Update: Good, Bad..
March 26, 2012 § Leave a comment
To hand Bill Black@ NC on the Financial Crisis Inquiry Commission (FCIC) which he describes thusly:
… the detailed finding of a huge investigative effort. The FCIC report explained repeatedly how the three “de’s” (deregulation, desupervision, and de facto decriminalization) had produced the criminogenic environment that drove the financial crisis. The FCIC report specifically condemned the “regulatory arbitrage” that the worst actors exploited by choosing to be (not very) regulated…
Hitting the counterfactual button he adds:— [ my highlighting ]

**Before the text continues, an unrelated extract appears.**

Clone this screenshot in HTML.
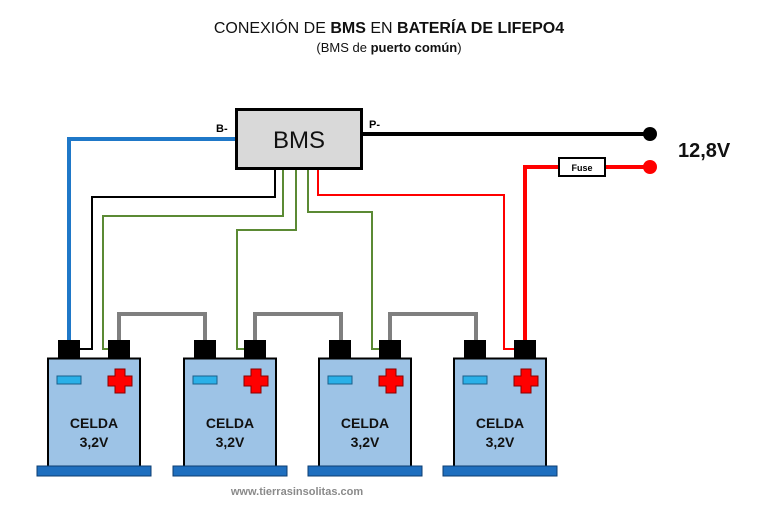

The unique aspect about this crisis is that it is the first one in modern U.S. history in which the CEOs directing the control frauds that caused the crisis have done so with complete impunity from the criminal laws and near impunity from civil suits and enforcement actions. The worst, most destructive fraudulent CEOs have been allowed to become and remain wealthy through their frauds even though several of them caused greater losses than the entire S&L debacle. The worst fraudulent CEOs who led the prior epidemics of accounting control fraud that drove the S&L debacle and the Enron-era crisis were prosecuted. Not a single elite CEO from Wall Street or the largest fraudulent lenders has even been charged with fraud arising from such loans even though they, collectively, made over two million fraudulent loans in 2006.
Insightfully he tells us:—
Even the Dallas Fed’s most senior economist and President – and the Dallas Fed has been the leading opponent of financial regulation – now agrees that effective regulation is essential to strong financial markets.